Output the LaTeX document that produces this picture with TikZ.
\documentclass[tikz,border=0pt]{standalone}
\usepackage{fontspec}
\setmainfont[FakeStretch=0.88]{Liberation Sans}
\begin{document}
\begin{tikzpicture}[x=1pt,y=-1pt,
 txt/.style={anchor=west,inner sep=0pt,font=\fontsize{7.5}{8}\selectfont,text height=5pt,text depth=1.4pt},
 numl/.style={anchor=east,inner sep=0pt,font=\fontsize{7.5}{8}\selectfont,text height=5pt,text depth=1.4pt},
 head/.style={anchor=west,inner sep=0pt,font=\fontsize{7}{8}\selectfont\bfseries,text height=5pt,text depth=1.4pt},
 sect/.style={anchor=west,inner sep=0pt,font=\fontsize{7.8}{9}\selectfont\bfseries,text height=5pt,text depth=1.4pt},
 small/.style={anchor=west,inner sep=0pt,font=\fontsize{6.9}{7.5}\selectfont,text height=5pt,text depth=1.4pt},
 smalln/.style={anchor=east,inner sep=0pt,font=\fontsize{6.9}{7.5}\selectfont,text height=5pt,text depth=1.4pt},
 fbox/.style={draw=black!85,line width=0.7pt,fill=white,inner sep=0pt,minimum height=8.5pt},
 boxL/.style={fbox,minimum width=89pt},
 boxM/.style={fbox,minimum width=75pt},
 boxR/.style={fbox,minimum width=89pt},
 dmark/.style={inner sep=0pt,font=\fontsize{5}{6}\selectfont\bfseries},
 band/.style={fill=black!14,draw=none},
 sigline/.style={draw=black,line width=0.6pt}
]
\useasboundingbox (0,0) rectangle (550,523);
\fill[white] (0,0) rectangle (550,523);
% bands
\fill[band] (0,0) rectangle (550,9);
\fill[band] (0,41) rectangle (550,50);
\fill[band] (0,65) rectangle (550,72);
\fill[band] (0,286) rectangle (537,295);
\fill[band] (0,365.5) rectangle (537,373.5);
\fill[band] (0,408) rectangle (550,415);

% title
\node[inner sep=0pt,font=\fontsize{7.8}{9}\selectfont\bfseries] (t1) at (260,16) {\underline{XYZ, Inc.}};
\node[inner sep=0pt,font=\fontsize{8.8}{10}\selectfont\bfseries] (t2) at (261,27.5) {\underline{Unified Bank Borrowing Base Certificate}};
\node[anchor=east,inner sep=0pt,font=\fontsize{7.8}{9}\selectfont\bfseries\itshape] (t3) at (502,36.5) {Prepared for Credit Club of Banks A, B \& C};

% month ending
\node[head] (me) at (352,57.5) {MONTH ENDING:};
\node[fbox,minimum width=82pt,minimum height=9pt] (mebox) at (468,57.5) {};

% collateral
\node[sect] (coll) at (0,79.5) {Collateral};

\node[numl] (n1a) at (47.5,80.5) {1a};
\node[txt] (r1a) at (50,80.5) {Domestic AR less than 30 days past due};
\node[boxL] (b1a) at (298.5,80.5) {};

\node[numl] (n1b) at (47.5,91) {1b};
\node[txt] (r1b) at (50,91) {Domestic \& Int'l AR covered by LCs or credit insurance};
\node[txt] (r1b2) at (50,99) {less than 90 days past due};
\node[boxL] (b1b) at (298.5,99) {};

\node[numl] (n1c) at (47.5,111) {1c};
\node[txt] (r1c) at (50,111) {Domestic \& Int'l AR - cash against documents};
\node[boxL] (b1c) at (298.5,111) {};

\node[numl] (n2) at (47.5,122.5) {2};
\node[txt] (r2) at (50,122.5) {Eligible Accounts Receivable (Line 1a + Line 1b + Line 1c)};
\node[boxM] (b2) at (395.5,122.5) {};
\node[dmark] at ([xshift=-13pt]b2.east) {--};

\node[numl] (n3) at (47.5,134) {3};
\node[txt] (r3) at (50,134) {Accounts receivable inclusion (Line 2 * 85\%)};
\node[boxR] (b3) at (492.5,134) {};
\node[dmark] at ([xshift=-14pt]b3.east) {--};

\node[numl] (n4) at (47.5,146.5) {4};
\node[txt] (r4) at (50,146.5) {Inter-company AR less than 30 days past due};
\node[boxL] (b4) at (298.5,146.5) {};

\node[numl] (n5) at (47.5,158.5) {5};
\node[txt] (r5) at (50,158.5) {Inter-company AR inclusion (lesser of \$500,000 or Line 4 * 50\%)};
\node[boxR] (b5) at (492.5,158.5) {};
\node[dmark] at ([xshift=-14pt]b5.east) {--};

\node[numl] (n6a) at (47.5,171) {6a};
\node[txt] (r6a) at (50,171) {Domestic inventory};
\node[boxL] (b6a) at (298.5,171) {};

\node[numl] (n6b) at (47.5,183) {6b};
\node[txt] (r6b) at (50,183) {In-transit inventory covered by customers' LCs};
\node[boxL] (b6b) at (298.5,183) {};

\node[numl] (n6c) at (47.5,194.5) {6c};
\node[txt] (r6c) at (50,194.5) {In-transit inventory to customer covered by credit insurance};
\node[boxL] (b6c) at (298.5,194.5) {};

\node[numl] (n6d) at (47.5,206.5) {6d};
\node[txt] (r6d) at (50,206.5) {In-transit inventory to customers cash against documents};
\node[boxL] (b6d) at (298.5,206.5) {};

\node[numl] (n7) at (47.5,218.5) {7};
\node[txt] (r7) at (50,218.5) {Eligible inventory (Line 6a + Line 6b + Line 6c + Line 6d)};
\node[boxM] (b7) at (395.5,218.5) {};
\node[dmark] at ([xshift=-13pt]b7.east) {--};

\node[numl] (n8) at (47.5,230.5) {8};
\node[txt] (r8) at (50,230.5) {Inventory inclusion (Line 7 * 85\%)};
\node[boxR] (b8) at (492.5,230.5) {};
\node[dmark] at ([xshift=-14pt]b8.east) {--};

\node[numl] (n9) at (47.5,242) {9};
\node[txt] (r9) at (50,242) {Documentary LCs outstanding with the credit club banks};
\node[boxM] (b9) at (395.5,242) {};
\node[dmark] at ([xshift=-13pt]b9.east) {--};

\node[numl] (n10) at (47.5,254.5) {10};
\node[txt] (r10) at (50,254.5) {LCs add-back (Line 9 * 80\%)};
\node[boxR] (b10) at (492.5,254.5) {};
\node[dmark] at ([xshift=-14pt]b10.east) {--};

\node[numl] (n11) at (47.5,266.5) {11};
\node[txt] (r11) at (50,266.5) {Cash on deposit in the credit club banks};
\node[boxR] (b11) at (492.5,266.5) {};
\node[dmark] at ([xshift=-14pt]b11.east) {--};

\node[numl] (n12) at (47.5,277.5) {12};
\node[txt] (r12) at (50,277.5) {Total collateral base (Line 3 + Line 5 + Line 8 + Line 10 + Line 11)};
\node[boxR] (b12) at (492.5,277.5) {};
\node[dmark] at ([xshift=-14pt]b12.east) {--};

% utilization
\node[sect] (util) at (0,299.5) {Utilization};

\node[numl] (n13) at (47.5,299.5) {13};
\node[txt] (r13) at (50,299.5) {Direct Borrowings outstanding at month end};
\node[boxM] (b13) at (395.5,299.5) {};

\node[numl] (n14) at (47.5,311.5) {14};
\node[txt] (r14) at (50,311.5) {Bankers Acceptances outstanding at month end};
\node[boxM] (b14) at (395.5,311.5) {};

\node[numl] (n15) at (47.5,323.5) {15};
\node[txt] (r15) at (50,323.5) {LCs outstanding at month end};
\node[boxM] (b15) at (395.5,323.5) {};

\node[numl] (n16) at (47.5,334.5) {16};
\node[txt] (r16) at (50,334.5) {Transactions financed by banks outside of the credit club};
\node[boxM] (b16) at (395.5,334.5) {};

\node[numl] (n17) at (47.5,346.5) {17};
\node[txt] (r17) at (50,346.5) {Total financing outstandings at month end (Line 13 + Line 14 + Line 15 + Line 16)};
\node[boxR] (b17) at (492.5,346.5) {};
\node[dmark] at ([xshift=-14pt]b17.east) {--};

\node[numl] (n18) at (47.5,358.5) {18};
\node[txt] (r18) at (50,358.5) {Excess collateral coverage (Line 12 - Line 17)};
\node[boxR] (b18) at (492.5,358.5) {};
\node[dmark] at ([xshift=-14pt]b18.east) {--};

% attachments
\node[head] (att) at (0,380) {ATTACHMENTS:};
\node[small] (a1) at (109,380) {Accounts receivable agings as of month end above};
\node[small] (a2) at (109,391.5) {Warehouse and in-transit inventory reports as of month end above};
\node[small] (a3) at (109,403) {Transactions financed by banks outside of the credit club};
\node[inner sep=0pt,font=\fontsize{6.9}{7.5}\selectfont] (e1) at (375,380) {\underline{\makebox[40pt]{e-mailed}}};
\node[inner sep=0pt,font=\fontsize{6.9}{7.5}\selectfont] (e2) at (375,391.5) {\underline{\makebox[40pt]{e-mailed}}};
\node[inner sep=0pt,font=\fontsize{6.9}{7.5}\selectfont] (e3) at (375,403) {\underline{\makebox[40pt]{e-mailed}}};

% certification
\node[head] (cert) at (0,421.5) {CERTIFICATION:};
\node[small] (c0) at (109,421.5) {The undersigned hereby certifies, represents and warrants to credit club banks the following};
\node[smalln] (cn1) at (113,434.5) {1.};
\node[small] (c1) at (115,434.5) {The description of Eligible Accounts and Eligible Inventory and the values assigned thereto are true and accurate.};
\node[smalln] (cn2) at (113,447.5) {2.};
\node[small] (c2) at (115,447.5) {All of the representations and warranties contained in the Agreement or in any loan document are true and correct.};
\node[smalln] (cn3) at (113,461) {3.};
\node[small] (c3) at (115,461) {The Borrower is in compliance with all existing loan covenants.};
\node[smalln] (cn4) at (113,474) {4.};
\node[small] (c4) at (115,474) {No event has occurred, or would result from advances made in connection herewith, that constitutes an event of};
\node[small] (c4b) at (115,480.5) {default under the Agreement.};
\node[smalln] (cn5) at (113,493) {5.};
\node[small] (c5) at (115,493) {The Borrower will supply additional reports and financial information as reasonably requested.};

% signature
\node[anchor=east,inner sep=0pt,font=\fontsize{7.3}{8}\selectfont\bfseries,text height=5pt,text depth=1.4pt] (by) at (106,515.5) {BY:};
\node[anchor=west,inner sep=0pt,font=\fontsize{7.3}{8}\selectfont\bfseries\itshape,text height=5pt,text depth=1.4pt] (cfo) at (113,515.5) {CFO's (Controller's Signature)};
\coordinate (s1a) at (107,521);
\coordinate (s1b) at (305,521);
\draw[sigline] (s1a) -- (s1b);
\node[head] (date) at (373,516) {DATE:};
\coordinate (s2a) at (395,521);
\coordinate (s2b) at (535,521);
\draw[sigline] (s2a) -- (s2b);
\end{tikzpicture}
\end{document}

_____

[WHAT TO DO]
Only the lines from the beginning of the material to the line containing "width=82pt,minimum height=9pt] (mebox)" should be echoed, verbatim and in full.

[SOLUTION]
Output the LaTeX document that produces this picture with TikZ.
\documentclass[tikz,border=0pt]{standalone}
\usepackage{fontspec}
\setmainfont[FakeStretch=0.88]{Liberation Sans}
\begin{document}
\begin{tikzpicture}[x=1pt,y=-1pt,
 txt/.style={anchor=west,inner sep=0pt,font=\fontsize{7.5}{8}\selectfont,text height=5pt,text depth=1.4pt},
 numl/.style={anchor=east,inner sep=0pt,font=\fontsize{7.5}{8}\selectfont,text height=5pt,text depth=1.4pt},
 head/.style={anchor=west,inner sep=0pt,font=\fontsize{7}{8}\selectfont\bfseries,text height=5pt,text depth=1.4pt},
 sect/.style={anchor=west,inner sep=0pt,font=\fontsize{7.8}{9}\selectfont\bfseries,text height=5pt,text depth=1.4pt},
 small/.style={anchor=west,inner sep=0pt,font=\fontsize{6.9}{7.5}\selectfont,text height=5pt,text depth=1.4pt},
 smalln/.style={anchor=east,inner sep=0pt,font=\fontsize{6.9}{7.5}\selectfont,text height=5pt,text depth=1.4pt},
 fbox/.style={draw=black!85,line width=0.7pt,fill=white,inner sep=0pt,minimum height=8.5pt},
 boxL/.style={fbox,minimum width=89pt},
 boxM/.style={fbox,minimum width=75pt},
 boxR/.style={fbox,minimum width=89pt},
 dmark/.style={inner sep=0pt,font=\fontsize{5}{6}\selectfont\bfseries},
 band/.style={fill=black!14,draw=none},
 sigline/.style={draw=black,line width=0.6pt}
]
\useasboundingbox (0,0) rectangle (550,523);
\fill[white] (0,0) rectangle (550,523);
% bands
\fill[band] (0,0) rectangle (550,9);
\fill[band] (0,41) rectangle (550,50);
\fill[band] (0,65) rectangle (550,72);
\fill[band] (0,286) rectangle (537,295);
\fill[band] (0,365.5) rectangle (537,373.5);
\fill[band] (0,408) rectangle (550,415);

% title
\node[inner sep=0pt,font=\fontsize{7.8}{9}\selectfont\bfseries] (t1) at (260,16) {\underline{XYZ, Inc.}};
\node[inner sep=0pt,font=\fontsize{8.8}{10}\selectfont\bfseries] (t2) at (261,27.5) {\underline{Unified Bank Borrowing Base Certificate}};
\node[anchor=east,inner sep=0pt,font=\fontsize{7.8}{9}\selectfont\bfseries\itshape] (t3) at (502,36.5) {Prepared for Credit Club of Banks A, B \& C};

% month ending
\node[head] (me) at (352,57.5) {MONTH ENDING:};
\node[fbox,minimum width=82pt,minimum height=9pt] (mebox) at (468,57.5) {};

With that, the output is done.